MP: Mas é muito irônico também estar no lugar que vocês estão, porque se tem alguém falando em alto e bom som que Titãs estáse repetindo demais por gravar Sonífera Ilha, existe um cara do outro lado falando também “tem quatro músicas do disco mais recente e eu queria ouvir aquelas das antigas”, né?

Sérgio: (Risos) isso foi uma boa observação. Eu vejo nos comentários – hoje em dia, você vê tudo que comentam, né? -, infelizmente vejo algumas pessoas dizerem que estamos nos repetindo, “não tem mais nada novo a dizer”. Aí, respondi: “Pô, cara, pensa bem, é uma banda com 42 anos de carreira que nos últimos anos fez uma ópera rock, um disco de inéditas. Me diz que [outra] banda brasileira ou gringa faz isso ou que toca no show cinco músicas do disco que acabou de lançar?”. São poucas, eu conto nos dedos. Das grandes, não conheço nenhuma. Não estou acusando ninguém, mas só estou observando. Paralamas é uma banda que está igual desde o começo, desde o princípio, mas também não tem assim essa frequência de produção de trabalho inédito, como nós temos. Então, qual é o parâmetro que você usa para fazer essa crítica? Eu não consigo entender. Obviamente que só nos resta fazer o que nos cabe, né? Mas eu tô só constatando, não tem proporção nisso. Obviamente, ninguém vai lançar um disco de inéditas por ano com 42 anos de carreira. Aliás, ninguém mais faz isso.

Tony: Não. É a expectativa. Eu me coloco como como plateia, como fã. Se eu vou ver Rolling Stones, eu não tenho uma expectativa de um show inteiro com canções inéditas.

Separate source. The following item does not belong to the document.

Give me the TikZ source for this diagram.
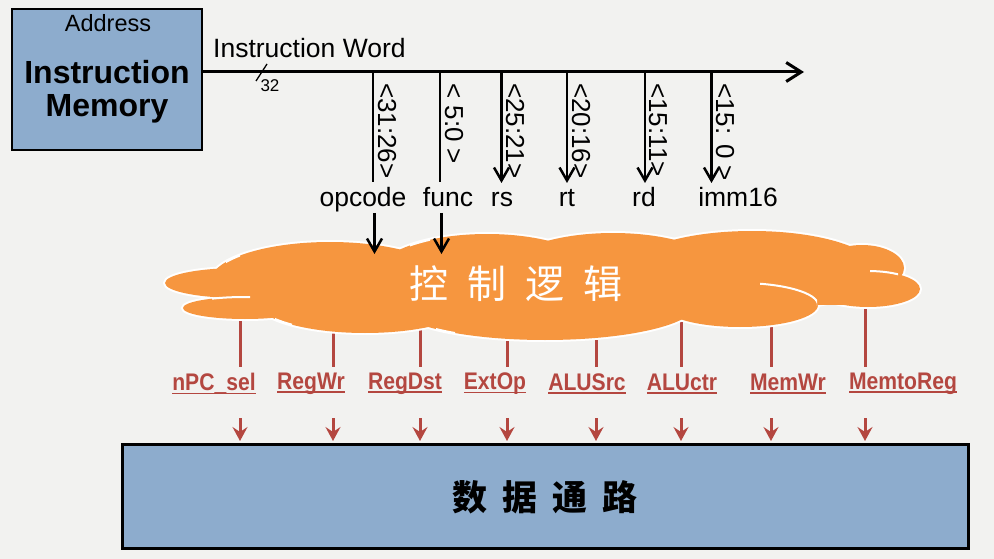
\documentclass[tikz,border=0pt]{standalone}
\usepackage{fontspec}
\setmainfont{Liberation Sans}
\newfontfamily\cjk{Noto Sans CJK SC}
\newfontfamily\sigfont[FakeStretch=0.88]{Liberation Sans}
\usetikzlibrary{arrows.meta}
\definecolor{bgc}{HTML}{F2F2F0}
\definecolor{boxblue}{HTML}{8DACCD}
\definecolor{cloudor}{HTML}{F6963F}
\definecolor{sigred}{HTML}{B44740}
\newcommand\sigul[1]{\setbox0\hbox{#1}\rlap{\rule[-3.5pt]{\wd0}{1.8pt}}\box0}
\begin{document}
\begin{tikzpicture}[x=1pt,y=-1pt,
  blkbox/.style={draw=black, fill=boxblue, line width=2.5pt, inner sep=0pt},
  mainline/.style={line width=3pt, black},
  tapline/.style={line width=2.5pt, black},
  barb/.style={-{Straight Barb[length=13pt,width=15pt]}},
  bits/.style={rotate=-90, anchor=west, inner sep=0pt, font=\fontsize{26}{28}\selectfont},
  fld/.style={anchor=base, inner sep=0pt, font=\fontsize{26.5}{29}\selectfont},
  sig/.style={text=sigred, inner sep=0pt, font=\sigfont\bfseries\fontsize{24}{26}\selectfont},
  sigline/.style={draw=sigred, line width=3pt},
  sigarrow/.style={draw=sigred, line width=3pt, -{Stealth[length=14pt,width=15pt,inset=5pt]}},
  halo/.style={draw=white, line width=4pt},
  lobe/.style={fill=cloudor},
  crease/.style={draw=white, line width=2pt}
]
\useasboundingbox (0,0) rectangle (994,559);
\fill[bgc] (0,0) rectangle (994,559);

% Instruction memory
\node[blkbox, minimum width=190pt, minimum height=141pt] (im) at (107,79.5) {};
\node[inner sep=0pt, font=\fontsize{23.5}{26}\selectfont] (addr) at (108,23) {Address};
\node[inner sep=0pt, font=\bfseries\fontsize{32}{34}\selectfont] (imt1) at (107,72) {Instruction};
\node[inner sep=0pt, font=\bfseries\fontsize{32}{34}\selectfont] (imt2) at (107,109) {Memory};

% main bus
\coordinate (busend) at (804,72);
\draw[mainline, -{Straight Barb[length=15pt,width=19pt]}] (im.east |- busend) -- (busend);
\node[anchor=base west, inner sep=0pt, font=\fontsize{26.5}{29}\selectfont] (iw) at (213,58) {Instruction Word};
\coordinate (sl1) at (256,81);
\coordinate (sl2) at (267,64);
\draw[line width=1.3pt] (sl1) -- (sl2);
\node[inner sep=0pt, font=\fontsize{17}{19}\selectfont] (w32) at (270,86) {32};

% taps
\coordinate (t1) at (373,72);   \coordinate (e1) at (373,182);
\coordinate (t2) at (440,72);   \coordinate (e2) at (440,182);
\coordinate (t3) at (501.5,72); \coordinate (e3) at (501.5,183);
\coordinate (t4) at (567,72);   \coordinate (e4) at (567,183);
\coordinate (t5) at (645,72);   \coordinate (e5) at (645,183);
\coordinate (t6) at (711.5,72); \coordinate (e6) at (711.5,183);
\draw[tapline] (t1) -- (e1);
\draw[tapline] (t2) -- (e2);
\draw[tapline, barb] (t3) -- (e3);
\draw[tapline, barb] (t4) -- (e4);
\draw[tapline, barb] (t5) -- (e5);
\draw[tapline, barb] (t6) -- (e6);

\node[bits] (b1) at (387,83) {<31:26>};
\node[bits] (b2) at (454,83) {< 5:0 >};
\node[bits] (b3) at (515,83) {<25:21>};
\node[bits] (b4) at (581,83) {<20:16>};
\node[bits] (b5) at (658,83) {<15:11>};
\node[bits] (b6) at (725,83) {<15: 0 >};

\node[fld] (opcode) at (363,207) {opcode};
\node[fld] (func) at (448,207) {func};
\node[fld] (rs) at (502,207) {rs};
\node[fld] (rt) at (567,207) {rt};
\node[fld] (rd) at (644,207) {rd};
\node[fld] (imm) at (738,207) {imm16};

% red signal lines from the cloud (drawn under it)
\foreach \x/\n in {240/1,333/2,420/3,507/4,596/5,681/6,771/7,865/8}{
  \coordinate (cu\n) at (\x,300);
  \coordinate (cd\n) at (\x,367);
  \coordinate (au\n) at (\x,418);
  \coordinate (ad\n) at (\x,441);
  \draw[sigline] (cu\n) -- (cd\n);
}

% cloud
\def\lobes{{(240,283)}/75/15, {(330,282)}/120/40, {(487,274)}/110/40,
  {(613,273)}/110/40, {(752,271)}/125/40, {(862,268)}/42/23,
  {(868,289)}/52/18, {(740,305)}/78/22, {(545,305)}/150/35,
  {(365,300)}/110/33, {(245,308)}/62/11}
\foreach \c/\a/\b in \lobes{
  \draw[halo] \c ellipse [x radius=\a pt, y radius=\b pt];
}
\foreach \c/\a/\b in \lobes{
  \fill[lobe] \c ellipse [x radius=\a pt, y radius=\b pt];
}
\fill[lobe] (250,265) rectangle (860,305);
\begin{scope}
  \clip (212,290) rectangle (250,303);
  \draw[crease] (245,308) ellipse [x radius=62pt, y radius=11pt];
\end{scope}
\begin{scope}
  \clip (226,250) rectangle (240,268);
  \draw[crease] (330,282) ellipse [x radius=120pt, y radius=40pt];
\end{scope}
\begin{scope}
  \clip (410,236) rectangle (430,250);
  \draw[crease] (487,274) ellipse [x radius=110pt, y radius=40pt];
\end{scope}
\begin{scope}
  \clip (870,266) rectangle (898,280);
  \draw[crease] (868,289) ellipse [x radius=52pt, y radius=18pt];
\end{scope}
\begin{scope}
  \clip (760,280) rectangle (817,305);
  \draw[crease] (740,305) ellipse [x radius=78pt, y radius=22pt];
\end{scope}
\begin{scope}
  \clip (436,322) rectangle (455,334);
  \draw[crease] (545,305) ellipse [x radius=150pt, y radius=35pt];
\end{scope}
\begin{scope}
  \clip (275,314) rectangle (292,326);
  \draw[crease] (365,300) ellipse [x radius=110pt, y radius=33pt];
\end{scope}

\node[text=white, inner sep=0pt, font=\cjk\fontsize{39}{44}\selectfont] (ctl) at (516,284)
  {控\hspace{19pt}制\hspace{19pt}逻\hspace{19pt}辑};

% inputs to the cloud
\coordinate (op1) at (374.5,213); \coordinate (op2) at (374.5,254);
\coordinate (fu1) at (441.5,213); \coordinate (fu2) at (441.5,254);
\draw[tapline, barb] (op1) -- (op2);
\draw[tapline, barb] (fu1) -- (fu2);

% signal labels
\node[sig] (s1) at (214,384) {\sigul{nPC\_sel}};
\node[sig] (s2) at (311,384) {\sigul{RegWr}};
\node[sig] (s3) at (405,384) {\sigul{RegDst}};
\node[sig] (s4) at (495,384) {\sigul{ExtOp}};
\node[sig] (s5) at (587,384) {\sigul{ALUSrc}};
\node[sig] (s6) at (682,384) {\sigul{ALUctr}};
\node[sig] (s7) at (788,384) {\sigul{MemWr}};
\node[sig] (s8) at (903,384) {\sigul{MemtoReg}};

% data path
\node[blkbox, line width=3pt, minimum width=846pt, minimum height=104pt] (dp) at (545,496) {};
\node[inner sep=0pt, font=\cjk\bfseries\fontsize{35}{40}\selectfont] (dpt) at (545,497)
  {数\hspace{15pt}据\hspace{15pt}通\hspace{15pt}路};
\foreach \n in {1,...,8}{
  \draw[sigarrow] (au\n) -- (ad\n);
}
\end{tikzpicture}
\end{document}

Já se cria também uma cumplicidade entre artista e público de que algumas músicas terão que ser tocadas ali para satisfazer um desejo muito íntimo do cara de ouvir aquele aquele hit que ele quer ouvir. E você vê, por exemplo, nessa turnê atual [de The Rolling Stones], eles tocam acho que duas músicas do disco novo no show inteiro. Então, é como Britto falou, uma banda com 42 anos de carreira tem que dosar tudo isso. E estamos muito satisfeitos com como estamos dosando.